I think we are not rushing this in the sense that we’re not trying to predict a year by which we will actually be drilling. We have ambitions that are internal but all of that is subject to discussions with all of our stakeholders across Alaska — the governor, the state Legislature, the federal delegation. We have to earn the respect of the communities of the North Slope and we have to demonstrate by our actions that they can rely on what we’re saying. That will take some time.

Over a period of time we do expect that we can win the trust, that we can operate successfully and safely and that we can demonstrate that environmental stewardship is part of our business model.

Channel 2 News: You have advocated for mandatory government caps on greenhouse gas emissions. That seems an unusual stand for an oil company president and one who is advocating for more offshore development. Explain that.

John Hofmeister: Ten years ago Shell took a very hard look at the future of oil, the future of the globe. We were influenced very heavily by world leaders, starting in the Rio convention of 1992, moving on to the ’97 Kyoto accords.

We took a hard look at what hydrocarbon companies must do to manage greenhouse gas outputs and we put our own plan together not to just talk about it but to do something about it.
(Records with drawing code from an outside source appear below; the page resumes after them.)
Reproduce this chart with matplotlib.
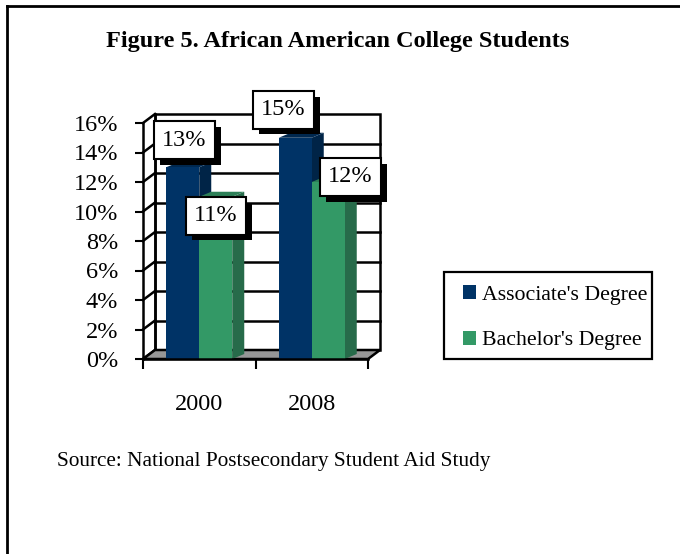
import matplotlib
matplotlib.use("Agg")
import matplotlib.pyplot as plt
import matplotlib.patheffects as pe
from matplotlib.patches import Polygon, Rectangle, Patch
from matplotlib.lines import Line2D

# ---- data -------------------------------------------------------------
years = ["2000", "2008"]
series_names = ["Associate's Degree", "Bachelor's Degree"]
associate_pct = [13, 15]
bachelor_pct = [11, 12]
y_ticks = [0, 2, 4, 6, 8, 10, 12, 14, 16]
y_tick_labels = [f"{v}%" for v in y_ticks]

# ---- style ------------------------------------------------------------
plt.rcParams["font.family"] = ["Liberation Serif", "DejaVu Serif"]
front_colors = ["#003366", "#339966"]
side_colors = ["#002447", "#276b4a"]
top_colors = ["#00284f", "#2c7f57"]
floor_color = "#969696"

W, H, DPI = 680, 554, 100
fig = plt.figure(figsize=(W / DPI, H / DPI), dpi=DPI)

# plot area (front plane of the 3-D box)
left_px, right_px, bottom_px, top_px = 143, 368, 359, 123
ax = fig.add_axes([left_px / W, (H - bottom_px) / H,
                   (right_px - left_px) / W, (bottom_px - top_px) / H])
x_lo, x_hi = -0.5, 1.5
ax.set_xlim(x_lo, x_hi)
ax.set_ylim(0, 16)

# pixel -> data conversions for the oblique depth
px_x = (x_hi - x_lo) / (right_px - left_px)
px_y = 16 / (bottom_px - top_px)
DX, DY = 12 * px_x, 9 * px_y          # wall depth
BDX, BDY = 12 * px_x, 5 * px_y        # bar depth
LW = 1.8

# back wall
ax.add_patch(Rectangle((x_lo + DX, DY), x_hi - x_lo, 16, facecolor="white",
                       edgecolor="black", lw=LW, clip_on=False, zorder=1))
# floor
ax.add_patch(Polygon([(x_lo, 0), (x_hi, 0), (x_hi + DX, DY), (x_lo + DX, DY)],
                     closed=True, facecolor=floor_color, edgecolor="black",
                     lw=LW, clip_on=False, zorder=1.2))
# gridlines on back wall and side wall
for t in y_ticks:
    if 0 < t < 16:
        ax.plot([x_lo + DX, x_hi + DX], [t + DY, t + DY], color="black",
                lw=LW, clip_on=False, zorder=1.1)
    ax.plot([x_lo, x_lo + DX], [t, t + DY], color="black", lw=LW,
            clip_on=False, zorder=1.1)
ax.plot([x_lo + DX, x_lo + DX], [DY, 16 + DY], color="black", lw=LW,
        clip_on=False, zorder=1.1)

# bars with side and top faces
bar_w = 33 * px_x
series = [associate_pct, bachelor_pct]
for s, vals in enumerate(series):
    z = 3 + s
    xs = [i + (s - 0.5) * bar_w for i in range(len(years))]
    ax.bar(xs, vals, width=bar_w, color=front_colors[s], edgecolor="none",
           zorder=z, label=series_names[s])
    for xc, v in zip(xs, vals):
        x0, x1 = xc - bar_w / 2, xc + bar_w / 2
        ax.add_patch(Polygon([(x1, 0), (x1 + BDX, BDY), (x1 + BDX, v + BDY),
                              (x1, v)], closed=True, facecolor=side_colors[s],
                             edgecolor="none", zorder=z - 0.1, clip_on=False))
        ax.add_patch(Polygon([(x0, v), (x1, v), (x1 + BDX, v + BDY),
                              (x0 + BDX, v + BDY)], closed=True,
                             facecolor=top_colors[s], edgecolor="none",
                             zorder=z - 0.1, clip_on=False))

# data labels (white boxes with a black drop shadow)
label_offsets = [[(1.5, 27), (-12, 28)], [(0, -19), (22, 5)]]
box_shadow = [pe.SimplePatchShadow(offset=(4.3, -4.3), shadow_rgbFace="black",
                                   alpha=1.0), pe.Normal()]
for s, vals in enumerate(series):
    xs = [i + (s - 0.5) * bar_w for i in range(len(years))]
    for i, (xc, v) in enumerate(zip(xs, vals)):
        ox, oy = label_offsets[s][i]
        ann = ax.annotate(f"{v}%", xy=(xc, v), xytext=(ox, oy),
                          textcoords="offset pixels", ha="center", va="center",
                          fontsize=17.5, color="black", annotation_clip=False,
                          bbox=dict(boxstyle="square,pad=0.34", fc="white",
                                    ec="black", lw=1.5), zorder=11)
        ann.get_bbox_patch().set_path_effects(box_shadow)

# axes
for side in ("top", "right"):
    ax.spines[side].set_visible(False)
for side in ("left", "bottom"):
    ax.spines[side].set_linewidth(LW)
    ax.spines[side].set_zorder(6)
ax.set_yticks(y_ticks, y_tick_labels)
ax.tick_params(axis="y", length=6, width=1.5, pad=12, labelsize=17.5)
ax.set_xticks(range(len(years)), years)
ax.set_xticks([x_lo, 0.5, x_hi], minor=True)
ax.tick_params(axis="x", which="major", length=0, pad=25, labelsize=17.5)
ax.tick_params(axis="x", which="minor", length=7, width=1.5)
ax.set_facecolor("none")

# legend with its own frame
lg_l, lg_r, lg_t, lg_b = 444, 652, 272, 359
fig.add_artist(Rectangle((lg_l / W, 1 - lg_b / H), (lg_r - lg_l) / W,
                         (lg_b - lg_t) / H, transform=fig.transFigure,
                         facecolor="white", edgecolor="black", lw=1.6))
handles = [Patch(facecolor=c, edgecolor="none") for c in front_colors]
fig.legend(handles, series_names, loc="upper left",
           bbox_to_anchor=(463 / W, 1 - 285 / H), frameon=False,
           fontsize=15.7, handlelength=0.6, handleheight=0.6,
           handletextpad=0.25, labelspacing=1.2, borderpad=0, borderaxespad=0)

# title, source note and page frame
fig.text(338 / W, 1 - 47 / H, "Figure 5. African American College Students",
         ha="center", va="baseline", fontsize=17.5, fontweight="bold")
fig.text(57 / W, 1 - 466 / H, "Source: National Postsecondary Student Aid Study",
         ha="left", va="baseline", fontsize=15.3)
fig.add_artist(Line2D([7 / W, 1], [1 - 6 / H, 1 - 6 / H],
                      transform=fig.transFigure, color="black", lw=2))
fig.add_artist(Line2D([7 / W, 7 / W], [0, 1 - 6 / H],
                      transform=fig.transFigure, color="black", lw=2))

fig.savefig("out.png", dpi=DPI)
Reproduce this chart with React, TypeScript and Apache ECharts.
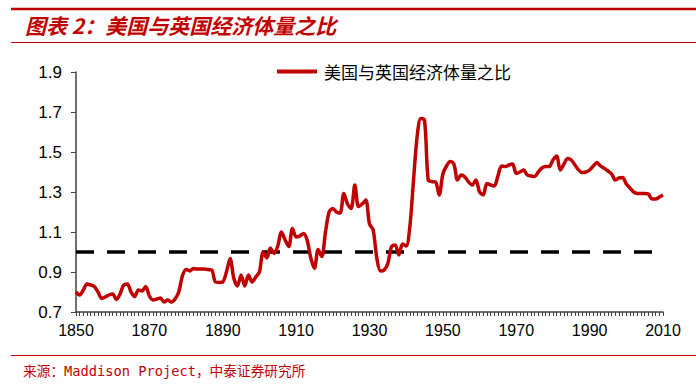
import React, { useEffect, useRef } from "react";
import * as echarts from "echarts";

const years: string[] = [];
for (let y = 1850; y <= 2010; y++) years.push(String(y));

const ratio: number[] = [
  // 1850-1859
  0.8, 0.785, 0.81, 0.84, 0.835, 0.827, 0.8, 0.768, 0.775, 0.785,
  // 1860-1869
  0.79, 0.763, 0.79, 0.835, 0.84, 0.8, 0.777, 0.81, 0.805, 0.827,
  // 1870-1879
  0.78, 0.76, 0.765, 0.77, 0.75, 0.76, 0.75, 0.765, 0.8, 0.88,
  // 1880-1889
  0.913, 0.905, 0.918, 0.915, 0.915, 0.915, 0.912, 0.91, 0.85, 0.848,
  // 1890-1899
  0.85, 0.9, 0.968, 0.87, 0.83, 0.885, 0.83, 0.885, 0.85, 0.875,
  // 1900-1909
  0.9, 1.0, 0.97, 1.02, 0.993, 1.03, 1.1, 1.06, 1.027, 1.118,
  // 1910-1919
  1.075, 1.08, 1.093, 1.06, 0.97, 0.918, 1.013, 0.977, 1.1, 1.2,
  // 1920-1929
  1.218, 1.2, 1.195, 1.293, 1.24, 1.218, 1.335, 1.227, 1.24, 1.26,
  // 1930-1939
  1.14, 1.11, 0.968, 0.905, 0.91, 0.943, 1.027, 1.035, 0.985, 1.04,
  // 1940-1949
  1.03, 1.127, 1.36, 1.58, 1.668, 1.66, 1.36, 1.352, 1.35, 1.285,
  // 1950-1959
  1.39, 1.43, 1.452, 1.44, 1.36, 1.385, 1.375, 1.35, 1.335, 1.36,
  // 1960-1969
  1.3, 1.285, 1.343, 1.335, 1.33, 1.38, 1.43, 1.427, 1.435, 1.44,
  // 1970-1979
  1.393, 1.4, 1.41, 1.385, 1.38, 1.377, 1.4, 1.42, 1.427, 1.427,
  // 1980-1989
  1.46, 1.48, 1.41, 1.44, 1.468, 1.46, 1.435, 1.41, 1.397, 1.4,
  // 1990-1999
  1.41, 1.43, 1.447, 1.43, 1.418, 1.405, 1.39, 1.36, 1.37, 1.373,
  // 2000-2010
  1.34, 1.32, 1.3, 1.293, 1.293, 1.293, 1.29, 1.265, 1.265, 1.275, 1.285,
];

const parityValue = 1.0;
const parity: number[] = years.map(() => parityValue);

const seriesName = "美国与英国经济体量之比";
const titleText = "图表 2：美国与英国经济体量之比";
const sourceText = "来源：Maddison Project，中泰证券研究所";

export default function App() {
  const ref = useRef<HTMLDivElement>(null);
  useEffect(() => {
    if (!ref.current) return;
    const chart = echarts.init(ref.current, null, { renderer: "svg" });
    const red = "#C00000";
    chart.setOption({
      animation: false,
      backgroundColor: "#ffffff",
      grid: { left: 76, right: 33, top: 72, bottom: 78 },
      legend: {
        data: [{ name: seriesName, icon: "rect" }],
        left: 272,
        top: 58,
        itemWidth: 40,
        itemHeight: 4,
        itemGap: 10,
        textStyle: { fontSize: 17, color: "#000", fontFamily: "Noto Sans CJK SC", padding: [0, 0, 0, 2] },
      },
      xAxis: {
        type: "category",
        data: years,
        boundaryGap: false,
        axisLine: { lineStyle: { color: "#404040", width: 1.5 } },
        axisTick: { show: true, interval: 0, length: 4, lineStyle: { color: "#404040", width: 1 } },
        axisLabel: {
          interval: 19,
          fontSize: 16,
          color: "#000",
          fontFamily: "Liberation Sans, Arial",
          margin: 10,
        },
        splitLine: { show: false },
      },
      yAxis: {
        type: "value",
        min: 0.7,
        max: 1.9,
        interval: 0.2,
        axisLine: { show: true, lineStyle: { color: "#404040", width: 1.5 } },
        axisTick: { show: true, inside: false, length: 5, lineStyle: { color: "#404040" } },
        axisLabel: {
          fontSize: 17,
          color: "#000",
          fontFamily: "Liberation Sans, Arial",
          margin: 14,
          formatter: (v: number) => v.toFixed(1),
        },
        splitLine: { show: false },
      },
      series: [
        {
          name: "parity",
          type: "line",
          data: parity,
          symbol: "none",
          lineStyle: { color: "#000", width: 3.5, type: [18, 13] },
          silent: true,
          z: 2,
        },
        {
          name: seriesName,
          type: "line",
          data: ratio,
          symbol: "none",
          smooth: 0.3,
          lineStyle: { color: red, width: 3.5 },
          itemStyle: { color: red },
          z: 3,
        },
      ],
      graphic: [
        { type: "line", shape: { x1: 11, y1: 9, x2: 696, y2: 9 }, style: { stroke: red, lineWidth: 2.5 } },
        {
          type: "text",
          left: 25,
          top: 14,
          style: {
            text: titleText,
            fill: red,
            font: "italic bold 21px 'Noto Sans CJK SC'",
          },
        },
        { type: "line", shape: { x1: 11, y1: 42.5, x2: 696, y2: 42.5 }, style: { stroke: red, lineWidth: 1 } },
        { type: "line", shape: { x1: 11, y1: 355.5, x2: 696, y2: 355.5 }, style: { stroke: red, lineWidth: 1 } },
        {
          type: "text",
          left: 23,
          top: 364,
          style: {
            text: sourceText,
            fill: red,
            font: "13.7px 'DejaVu Sans Mono', 'Noto Sans CJK SC'",
          },
        },
      ],
    });
    return () => chart.dispose();
  }, []);
  return (
    <div
      ref={ref}
      style={{ position: "fixed", left: 0, top: 0, width: 696, height: 390, background: "#fff" }}
    />
  );
}
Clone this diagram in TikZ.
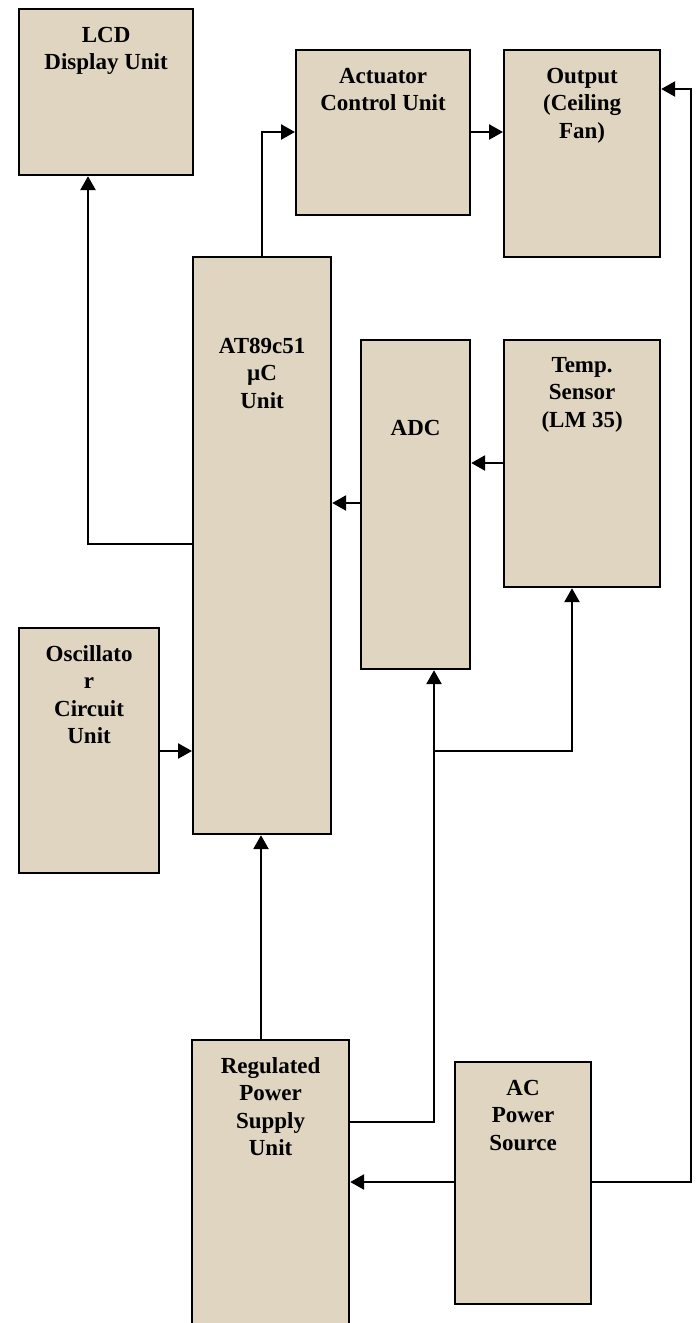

Shell has reduced its carbon footprint over the last decade and we hope to continue to do so.

We think it’s consistent with economic development that we build up more energy resources. If we’re going to do that with hydrocarbons it’s absolutely imperative that we manage the CO2 emissions. The Arctic is a great concern.

We’re active in the Arctic in Canada, in Norway and in Russia. We have to protect that climate. We only have one Earth on which we live and we have to protect that balance.